Of course, there's another way to read it as well: In each chorus the
"bitch" isn't actually referring to a woman but to a trouble outlined in
the verse, be it a police dog or some other foe. It's not a huge leap to
interpret this to mean that even these trials fail to register on Carter's
radar. The "99 problems," then, might be more philosophical in nature.
Even here, the possibility remains that Jay-Z is helplessly entangled in
questions about his place in the grand scheme of things.

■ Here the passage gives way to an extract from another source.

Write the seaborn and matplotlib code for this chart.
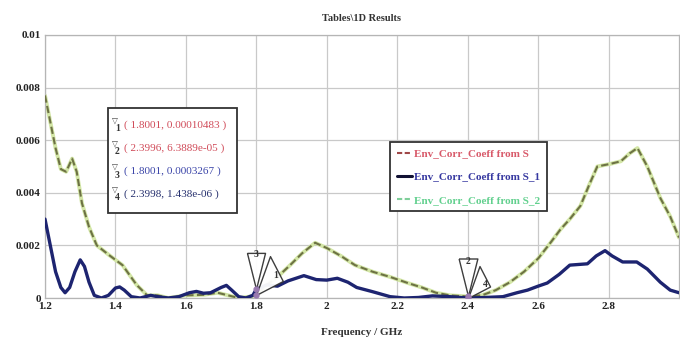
import matplotlib
matplotlib.use("Agg")
import matplotlib.pyplot as plt
import seaborn as sns
import numpy as np
from matplotlib.lines import Line2D
from matplotlib.patches import Rectangle

# ---------------- data ----------------
freq_s = [1.200, 1.215, 1.230, 1.245, 1.260, 1.277, 1.290, 1.305, 1.325, 1.347,
          1.385, 1.420, 1.460, 1.490, 1.520, 1.550, 1.600, 1.650, 1.690, 1.720,
          1.750, 1.780, 1.800, 1.830, 1.860, 1.896, 1.930, 1.967, 2.000, 2.040,
          2.080, 2.130, 2.180, 2.230, 2.270, 2.310, 2.350, 2.400, 2.440, 2.480,
          2.520, 2.560, 2.600, 2.635, 2.663, 2.690, 2.720, 2.745, 2.768, 2.805,
          2.835, 2.860, 2.882, 2.910, 2.947, 2.975, 3.000]
coeff_s = [0.0077, 0.0067, 0.0057, 0.0049, 0.0048, 0.0053, 0.0048, 0.0036, 0.0027, 0.0020,
           0.0016, 0.00125, 0.0005, 0.0001, 0.0001, 0.0, 0.0001, 0.00012, 0.0002, 0.0001,
           0.0, 0.00005, 0.0001, 0.0005, 0.0008, 0.00125, 0.0017, 0.0021, 0.0019, 0.0016,
           0.00125, 0.0010, 0.0008, 0.00057, 0.0004, 0.0002, 0.0001, 0.00006, 0.0001, 0.0003,
           0.0006, 0.0010, 0.0015, 0.0021, 0.0026, 0.0030, 0.0035, 0.0043, 0.0050, 0.0051,
           0.0052, 0.0055, 0.0057, 0.0050, 0.0038, 0.0031, 0.0023]
# S_2 overlaps S almost exactly in the reference
freq_s2 = list(freq_s)
coeff_s2 = list(coeff_s)

freq_s1 = [1.200, 1.215, 1.230, 1.245, 1.257, 1.270, 1.285, 1.300, 1.312, 1.325,
           1.340, 1.360, 1.380, 1.400, 1.412, 1.425, 1.445, 1.470, 1.500, 1.520,
           1.550, 1.580, 1.610, 1.630, 1.650, 1.670, 1.700, 1.715, 1.730, 1.750,
           1.770, 1.790, 1.800, 1.830, 1.860, 1.890, 1.935, 1.970, 2.000, 2.030,
           2.060, 2.085, 2.130, 2.180, 2.220, 2.260, 2.300, 2.350, 2.400, 2.450,
           2.500, 2.540, 2.570, 2.600, 2.626, 2.660, 2.690, 2.740, 2.765, 2.790,
           2.810, 2.840, 2.880, 2.910, 2.947, 2.975, 3.000]
coeff_s1 = [0.0030, 0.0020, 0.0010, 0.0004, 0.0002, 0.0004, 0.0010, 0.00145, 0.0012, 0.0006,
            0.0001, 0.0, 0.0001, 0.00038, 0.00042, 0.0003, 0.00005, 0.0, 0.0001, 0.00005,
            0.0, 0.00005, 0.0002, 0.00025, 0.00018, 0.0002, 0.0004, 0.00048, 0.0003, 0.00005,
            0.0, 0.0001, 0.00033, 0.0005, 0.00045, 0.00065, 0.00085, 0.0007, 0.00068, 0.00075,
            0.0006, 0.0004, 0.00024, 0.00005, 0.0, 0.00002, 0.00008, 0.00005, 0.0, 0.00002,
            0.00005, 0.0002, 0.0003, 0.00045, 0.00057, 0.0009, 0.00125, 0.0013, 0.0016, 0.0018,
            0.0016, 0.00137, 0.00137, 0.0011, 0.0006, 0.0003, 0.0002]

series_labels = ["Env_Corr_Coeff from S", "Env_Corr_Coeff from S_1", "Env_Corr_Coeff from S_2"]

marker_ids = ["1", "2", "3", "4"]
marker_freq = [1.8001, 2.3996, 1.8001, 2.3998]
marker_val = [0.00010483, 6.3889e-05, 0.0003267, 1.438e-06]
marker_text = ["( 1.8001, 0.00010483 )", "( 2.3996, 6.3889e-05 )",
               "( 1.8001, 0.0003267 )", "( 2.3998, 1.438e-06 )"]

xticks = [1.2, 1.4, 1.6, 1.8, 2.0, 2.2, 2.4, 2.6, 2.8]
xtick_labels = ["1.2", "1.4", "1.6", "1.8", "2", "2.2", "2.4", "2.6", "2.8"]
yticks = [0, 0.002, 0.004, 0.006, 0.008, 0.01]
ytick_labels = ["0", "0.002", "0.004", "0.006", "0.008", "0.01"]

# ---------------- style ----------------
sns.set_theme(style="whitegrid")
plt.rcParams["font.family"] = ["Liberation Serif", "DejaVu Serif"]

W, H = 680, 349
fig = plt.figure(figsize=(W / 100, H / 100), dpi=100)
fig.patch.set_facecolor("white")
ax = fig.add_axes([45 / W, 1 - 298 / H, (679 - 45) / W, (298 - 35) / H])
ax.set_facecolor("white")

c_s2_halo = "#d3e6a6"
c_s = "#6d7244"
c_s1 = "#1d2470"

sns.lineplot(x=freq_s2, y=coeff_s2, ax=ax, color=c_s2_halo, lw=2.8, sort=False, zorder=2)
sns.lineplot(x=freq_s, y=coeff_s, ax=ax, color=c_s, lw=1.5, sort=False, zorder=3,
             linestyle=(0, (3.5, 1.6)))
sns.lineplot(x=freq_s1, y=coeff_s1, ax=ax, color=c_s1, lw=2.4, sort=False, zorder=4)

ax.set_xlim(1.2, 3.0)
ax.set_ylim(0, 0.01)
ax.set_xticks(xticks)
ax.set_xticklabels(xtick_labels)
ax.set_yticks(yticks)
ax.set_yticklabels(ytick_labels)
ax.tick_params(length=0, labelsize=8, pad=3)
for lab in ax.get_xticklabels() + ax.get_yticklabels():
    lab.set_fontweight("bold")
    lab.set_color("#222222")
ax.grid(True, color="#c9c9c9", lw=0.9)
for sp in ax.spines.values():
    sp.set_color("#b5b5b5")
    sp.set_linewidth(0.9)

ax.set_title("Tables\\1D Results", fontsize=7.5, fontweight="bold", color="#333333", pad=10)
ax.set_xlabel("Frequency / GHz", fontsize=8, fontweight="bold", color="#333333", labelpad=12)
ax.set_ylabel("")

# ---------------- curve markers ----------------
tall_tri = [(-0.25, 1.0), (0.25, 1.0), (0.0, 0.0), (-0.25, 1.0)]
slant_tri = [(0.0, 0.0), (0.36, 1.0), (0.69, 0.36), (0.0, 0.0)]
marker_shapes = [slant_tri, tall_tri, tall_tri, slant_tri]
marker_sizes = [56, 54, 52, 46]
label_off = [(14, 14), (0, 25), (0, 25), (13, 10)]
for mid, mf, mv, shp, ms, off in zip(marker_ids, marker_freq, marker_val, marker_shapes,
                                     marker_sizes, label_off):
    ax.plot([mf], [mv], marker=shp, markersize=ms, markerfacecolor="white",
            markeredgecolor="#333333", markeredgewidth=1.0, linestyle="none", zorder=6,
            alpha=0.95)
    ax.plot([mf], [mv], marker="o", markersize=3.5, color="#9a7ab0", linestyle="none", zorder=7)
    ax.annotate(mid, (mf, mv), xytext=off, textcoords="offset points", fontsize=7,
                ha="center", va="center", color="#333333", zorder=8, fontweight="bold")

# ---------------- marker readout box ----------------
bx0, by0, bx1, by1 = 108, 108, 237, 213
fig.patches.append(Rectangle((bx0 / W, 1 - by1 / H), (bx1 - bx0) / W, (by1 - by0) / H,
                             transform=fig.transFigure, facecolor="white",
                             edgecolor="#333333", lw=1.3, zorder=10))
row_y = [125, 148, 171, 194]
row_col = ["#d04a58", "#d04a58", "#3a44a8", "#26306e"]
for mid, txt, ry, col in zip(marker_ids, marker_text, row_y, row_col):
    fig.text(112 / W, 1 - (ry - 5) / H, "\u25bd", fontsize=5.5, color="#444444",
             ha="left", va="center", zorder=11, family=["DejaVu Sans"])
    fig.text(115 / W, 1 - (ry + 4) / H, mid, fontsize=7, color="#333333",
             ha="left", va="center", zorder=11, fontweight="bold")
    fig.text(124 / W, 1 - ry / H, txt, fontsize=8.1, color=col,
             ha="left", va="center", zorder=11)

# ---------------- legend ----------------
handles = [Line2D([], [], color="#a04848", lw=1.5, linestyle=(0, (2.5, 1.2))),
           Line2D([], [], color="#111133", lw=2.2),
           Line2D([], [], color="#7fcf9a", lw=1.5, linestyle=(0, (2.5, 1.2)))]
leg = ax.legend(handles, series_labels, loc="upper left",
                bbox_to_anchor=(390 / W, 1 - 142 / H), bbox_transform=fig.transFigure,
                fontsize=8, handlelength=1.4, handletextpad=0.2, labelspacing=1.2,
                borderpad=0.6, borderaxespad=0, frameon=True, fancybox=False,
                edgecolor="#333333", framealpha=1,
                labelcolor=["#d85a6a", "#3638a0", "#62d08e"])
leg.get_frame().set_linewidth(1.3)
for t in leg.get_texts():
    t.set_fontweight("bold")
leg.set_zorder(10)

fig.savefig("out.png", dpi=100, facecolor="white")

Such abstractions aren't altogether new to rap, particularly the strain
of self-aggrandizing, testosterone-laden rap of which Jay-Z is a
practitioner. His flash of humility on "Moment of Clarity" aside, for most
of The Black Album Carter ignores the fact that superiority in rap,
as in most things, is subjective -- that it can't be proven, and anyway is
beside the point. Competition is nice, but it's self-confidence that
counts. In this, swagger matters as much as skill, and Jay-Z possesses
both traits in abundance. But Carter's sulky obsession with proving
himself against a field that has all but laid down and acknowledged him as
its master detracts from the hard-won grandeur wrought by this nostalgic
magnum opus of self-regard (to say nothing of the engaging beats and
typically nimble rhymes). It's a dichotomy perfectly encapsulated in a
couplet from "Public Service Announcement": "Only God can judge me, so I'm
gone / Either love me, or leave me alone."